During our five days together in mid-November, and in several meetings subsequently, there is ample opportunity to observe the former PM at close quarters – and we speak often, in short, snatched bursts and longer one-to-one sessions. Although he is always relaxed – as he seems, indeed, in all the sessions that I am able to witness with the heads of state of the various countries on our trip – it is only when he has a chance to unwind, without constant interruptions, that you glimpse his humanity unmasked by that slightly all-too-ready actorish fluency.

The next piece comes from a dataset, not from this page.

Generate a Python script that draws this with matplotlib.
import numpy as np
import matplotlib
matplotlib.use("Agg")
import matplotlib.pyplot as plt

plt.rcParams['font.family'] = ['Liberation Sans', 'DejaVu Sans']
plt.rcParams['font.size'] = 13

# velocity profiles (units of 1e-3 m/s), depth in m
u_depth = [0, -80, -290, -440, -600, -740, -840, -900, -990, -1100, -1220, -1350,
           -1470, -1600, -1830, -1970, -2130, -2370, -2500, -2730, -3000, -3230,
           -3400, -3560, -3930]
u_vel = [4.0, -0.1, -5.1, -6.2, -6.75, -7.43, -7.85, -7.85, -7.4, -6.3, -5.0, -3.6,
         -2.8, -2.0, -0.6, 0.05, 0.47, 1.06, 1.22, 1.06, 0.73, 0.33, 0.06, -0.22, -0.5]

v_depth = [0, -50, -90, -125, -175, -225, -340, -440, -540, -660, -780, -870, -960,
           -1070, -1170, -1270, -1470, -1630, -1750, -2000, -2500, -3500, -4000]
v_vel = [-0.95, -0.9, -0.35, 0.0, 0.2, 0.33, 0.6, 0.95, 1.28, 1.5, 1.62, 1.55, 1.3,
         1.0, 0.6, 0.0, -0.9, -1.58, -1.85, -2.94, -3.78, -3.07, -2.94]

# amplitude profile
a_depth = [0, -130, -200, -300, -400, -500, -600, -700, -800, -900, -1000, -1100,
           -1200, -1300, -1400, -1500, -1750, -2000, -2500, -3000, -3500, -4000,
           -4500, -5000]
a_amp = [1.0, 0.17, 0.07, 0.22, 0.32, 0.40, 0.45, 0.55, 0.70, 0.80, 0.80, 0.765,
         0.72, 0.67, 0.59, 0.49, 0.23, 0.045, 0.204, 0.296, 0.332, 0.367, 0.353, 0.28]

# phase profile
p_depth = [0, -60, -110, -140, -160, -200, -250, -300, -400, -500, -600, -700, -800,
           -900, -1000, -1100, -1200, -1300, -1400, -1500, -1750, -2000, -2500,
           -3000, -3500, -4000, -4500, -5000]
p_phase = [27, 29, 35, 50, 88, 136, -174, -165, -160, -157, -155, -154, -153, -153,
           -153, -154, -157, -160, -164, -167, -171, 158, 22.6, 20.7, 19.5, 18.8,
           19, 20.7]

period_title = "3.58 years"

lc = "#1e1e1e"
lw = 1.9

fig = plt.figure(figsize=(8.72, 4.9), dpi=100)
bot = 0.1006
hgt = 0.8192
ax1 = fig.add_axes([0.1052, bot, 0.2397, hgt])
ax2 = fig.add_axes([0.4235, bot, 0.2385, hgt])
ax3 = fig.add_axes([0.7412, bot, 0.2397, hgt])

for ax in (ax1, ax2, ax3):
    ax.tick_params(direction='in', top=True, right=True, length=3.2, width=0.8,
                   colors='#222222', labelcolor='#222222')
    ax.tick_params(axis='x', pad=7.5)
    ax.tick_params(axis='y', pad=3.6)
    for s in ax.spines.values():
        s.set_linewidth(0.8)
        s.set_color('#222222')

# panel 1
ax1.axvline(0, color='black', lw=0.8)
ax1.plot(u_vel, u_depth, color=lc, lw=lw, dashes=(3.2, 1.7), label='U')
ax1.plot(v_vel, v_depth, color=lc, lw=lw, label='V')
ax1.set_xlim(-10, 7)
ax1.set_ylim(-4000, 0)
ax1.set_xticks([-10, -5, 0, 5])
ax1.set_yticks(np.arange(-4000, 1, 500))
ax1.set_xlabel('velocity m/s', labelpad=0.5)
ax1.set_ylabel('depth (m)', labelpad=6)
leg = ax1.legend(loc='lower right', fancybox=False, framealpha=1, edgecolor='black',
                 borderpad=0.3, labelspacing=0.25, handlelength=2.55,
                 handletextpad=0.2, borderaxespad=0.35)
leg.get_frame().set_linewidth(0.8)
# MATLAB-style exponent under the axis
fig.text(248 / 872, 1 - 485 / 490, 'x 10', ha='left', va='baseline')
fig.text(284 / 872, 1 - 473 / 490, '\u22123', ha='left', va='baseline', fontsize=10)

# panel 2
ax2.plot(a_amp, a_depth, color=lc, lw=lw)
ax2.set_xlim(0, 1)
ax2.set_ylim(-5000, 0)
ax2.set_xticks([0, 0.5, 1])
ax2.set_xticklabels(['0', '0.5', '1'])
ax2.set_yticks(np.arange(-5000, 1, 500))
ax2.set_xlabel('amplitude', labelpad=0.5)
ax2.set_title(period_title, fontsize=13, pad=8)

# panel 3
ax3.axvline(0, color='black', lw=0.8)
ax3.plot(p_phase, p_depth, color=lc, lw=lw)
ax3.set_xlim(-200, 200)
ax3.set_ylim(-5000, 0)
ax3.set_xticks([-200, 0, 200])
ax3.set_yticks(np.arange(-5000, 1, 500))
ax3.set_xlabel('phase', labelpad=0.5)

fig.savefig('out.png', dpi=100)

Blair’s schedule is as lunatic, if not more so, than when he was in office, but he’s a different man to the one we were accustomed to seeing in the final stretch of his tenure. The look of bruised defiance and exhaustion which shadowed his eyes has been replaced with that old bright blue sparkle of optimistic certainty. He seems happy.
There is something about him that makes me think of a man caught in the grip of a postponed midlife crisis, in a positive as well as a disconcerting sense. He has the glow of the newly-in-love; in love with the world and, for the most part, the feeling is reciprocated.

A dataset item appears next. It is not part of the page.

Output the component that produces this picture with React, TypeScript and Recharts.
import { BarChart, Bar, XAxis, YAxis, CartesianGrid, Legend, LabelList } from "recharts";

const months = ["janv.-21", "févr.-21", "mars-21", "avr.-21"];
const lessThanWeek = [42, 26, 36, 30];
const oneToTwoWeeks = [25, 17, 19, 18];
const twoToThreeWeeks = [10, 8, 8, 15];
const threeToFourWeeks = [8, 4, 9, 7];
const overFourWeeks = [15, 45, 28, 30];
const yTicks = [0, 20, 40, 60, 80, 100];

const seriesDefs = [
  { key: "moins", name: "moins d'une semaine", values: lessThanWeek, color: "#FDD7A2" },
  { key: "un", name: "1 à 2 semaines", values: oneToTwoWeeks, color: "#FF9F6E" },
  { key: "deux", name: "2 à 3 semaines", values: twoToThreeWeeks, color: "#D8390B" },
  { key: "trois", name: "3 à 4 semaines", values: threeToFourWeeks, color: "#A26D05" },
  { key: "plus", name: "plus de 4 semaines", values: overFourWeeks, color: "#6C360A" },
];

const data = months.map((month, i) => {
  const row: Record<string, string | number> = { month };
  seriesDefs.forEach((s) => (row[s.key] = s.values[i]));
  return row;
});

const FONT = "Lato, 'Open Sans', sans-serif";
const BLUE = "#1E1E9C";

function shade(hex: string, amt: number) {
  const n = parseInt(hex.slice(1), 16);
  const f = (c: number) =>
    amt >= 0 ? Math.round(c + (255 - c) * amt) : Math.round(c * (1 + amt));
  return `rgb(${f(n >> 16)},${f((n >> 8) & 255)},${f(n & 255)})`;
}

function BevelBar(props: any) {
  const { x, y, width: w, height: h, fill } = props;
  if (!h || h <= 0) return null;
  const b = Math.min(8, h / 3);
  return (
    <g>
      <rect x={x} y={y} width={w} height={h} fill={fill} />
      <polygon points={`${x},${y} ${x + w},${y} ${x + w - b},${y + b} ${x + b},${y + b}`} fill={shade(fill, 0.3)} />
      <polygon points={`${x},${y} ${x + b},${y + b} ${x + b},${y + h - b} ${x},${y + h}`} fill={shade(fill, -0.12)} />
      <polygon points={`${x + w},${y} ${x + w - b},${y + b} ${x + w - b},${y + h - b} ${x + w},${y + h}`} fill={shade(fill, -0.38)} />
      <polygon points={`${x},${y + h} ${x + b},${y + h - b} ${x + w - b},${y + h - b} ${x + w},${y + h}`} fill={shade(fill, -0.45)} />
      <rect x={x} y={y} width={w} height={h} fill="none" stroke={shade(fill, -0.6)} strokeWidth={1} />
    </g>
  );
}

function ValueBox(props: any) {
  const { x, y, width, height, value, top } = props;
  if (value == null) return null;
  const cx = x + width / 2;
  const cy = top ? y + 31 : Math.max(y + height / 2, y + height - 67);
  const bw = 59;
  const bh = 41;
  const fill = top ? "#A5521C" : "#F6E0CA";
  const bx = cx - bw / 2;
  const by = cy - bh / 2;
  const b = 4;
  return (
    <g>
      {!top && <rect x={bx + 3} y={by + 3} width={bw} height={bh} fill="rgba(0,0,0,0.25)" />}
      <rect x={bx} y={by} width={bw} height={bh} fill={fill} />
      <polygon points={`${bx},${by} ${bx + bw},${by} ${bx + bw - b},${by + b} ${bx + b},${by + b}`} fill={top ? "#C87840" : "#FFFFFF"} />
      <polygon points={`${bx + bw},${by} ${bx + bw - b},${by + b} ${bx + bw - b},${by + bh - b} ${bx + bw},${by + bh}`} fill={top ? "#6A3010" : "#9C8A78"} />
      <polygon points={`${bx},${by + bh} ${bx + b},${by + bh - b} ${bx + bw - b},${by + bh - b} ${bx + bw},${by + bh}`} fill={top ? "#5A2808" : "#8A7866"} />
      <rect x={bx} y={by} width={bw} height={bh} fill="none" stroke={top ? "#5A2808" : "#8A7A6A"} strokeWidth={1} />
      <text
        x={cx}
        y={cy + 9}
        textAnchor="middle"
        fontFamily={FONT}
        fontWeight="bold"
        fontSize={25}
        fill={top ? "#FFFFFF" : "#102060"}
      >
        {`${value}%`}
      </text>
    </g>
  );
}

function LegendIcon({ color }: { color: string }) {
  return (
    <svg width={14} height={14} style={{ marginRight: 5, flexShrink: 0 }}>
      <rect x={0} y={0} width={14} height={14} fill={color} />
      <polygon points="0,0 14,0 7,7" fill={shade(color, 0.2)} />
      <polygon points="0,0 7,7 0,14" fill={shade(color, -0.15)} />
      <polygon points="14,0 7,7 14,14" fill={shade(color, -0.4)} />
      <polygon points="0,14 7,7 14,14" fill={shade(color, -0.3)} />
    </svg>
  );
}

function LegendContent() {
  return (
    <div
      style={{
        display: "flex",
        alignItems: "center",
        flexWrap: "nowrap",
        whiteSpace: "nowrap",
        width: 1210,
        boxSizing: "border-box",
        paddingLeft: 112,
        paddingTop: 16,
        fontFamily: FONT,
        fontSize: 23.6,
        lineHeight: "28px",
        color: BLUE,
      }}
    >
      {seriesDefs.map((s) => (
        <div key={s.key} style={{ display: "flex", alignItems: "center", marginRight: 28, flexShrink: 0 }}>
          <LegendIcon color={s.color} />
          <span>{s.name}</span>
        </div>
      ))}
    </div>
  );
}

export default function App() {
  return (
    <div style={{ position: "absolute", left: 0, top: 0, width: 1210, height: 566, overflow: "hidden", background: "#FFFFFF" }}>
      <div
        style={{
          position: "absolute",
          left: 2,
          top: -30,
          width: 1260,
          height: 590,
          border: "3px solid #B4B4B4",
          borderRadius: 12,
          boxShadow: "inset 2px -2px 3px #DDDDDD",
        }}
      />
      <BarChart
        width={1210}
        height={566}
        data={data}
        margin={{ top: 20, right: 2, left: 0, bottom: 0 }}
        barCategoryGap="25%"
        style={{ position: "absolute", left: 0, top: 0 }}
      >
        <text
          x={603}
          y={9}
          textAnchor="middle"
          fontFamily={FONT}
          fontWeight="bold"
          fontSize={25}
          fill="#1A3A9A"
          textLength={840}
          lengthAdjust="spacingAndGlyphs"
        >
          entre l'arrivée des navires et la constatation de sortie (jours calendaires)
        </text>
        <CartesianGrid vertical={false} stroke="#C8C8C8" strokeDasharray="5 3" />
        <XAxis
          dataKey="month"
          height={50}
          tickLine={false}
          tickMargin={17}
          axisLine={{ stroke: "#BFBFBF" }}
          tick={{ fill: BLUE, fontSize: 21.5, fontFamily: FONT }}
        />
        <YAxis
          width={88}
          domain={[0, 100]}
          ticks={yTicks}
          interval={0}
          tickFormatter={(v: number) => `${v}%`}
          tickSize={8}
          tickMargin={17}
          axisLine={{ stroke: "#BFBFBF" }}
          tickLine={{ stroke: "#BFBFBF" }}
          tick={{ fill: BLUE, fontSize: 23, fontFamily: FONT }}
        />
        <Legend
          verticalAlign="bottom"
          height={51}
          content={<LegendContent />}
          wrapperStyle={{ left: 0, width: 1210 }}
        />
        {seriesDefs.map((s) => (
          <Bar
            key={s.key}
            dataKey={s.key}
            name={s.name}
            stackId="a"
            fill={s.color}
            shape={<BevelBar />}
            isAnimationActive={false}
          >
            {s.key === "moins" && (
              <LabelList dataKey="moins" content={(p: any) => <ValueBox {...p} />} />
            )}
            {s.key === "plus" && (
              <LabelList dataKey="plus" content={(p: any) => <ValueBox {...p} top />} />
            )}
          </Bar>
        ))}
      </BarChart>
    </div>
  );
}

There is also something of a grand folie – however important the work and the seriousness of his approach – about the Herculean scale of the task he has set himself: sorting out the Middle East, Africa, climate change, his sports foundation, his faith foundation, “making a case for faith as a force for good in the world”. And in order to be able to do this work pro bono (as well as keep up his hefty mortgage payments and make good his debts), he needs to generate an enormous income – estimated at £12 million since he left office. He’s achieved this by giving speeches (Blair is said to be the highest-paid speaker in the world, earning a reported $250,000 for a 90-minute talk), a teaching stint at Yale (on faith and globalisation), as well as delivering what he describes, with an almost embarrassed ironic flourish, as “my memoirs”. All of which might help to explain why, at 55, he’s in such a hurry.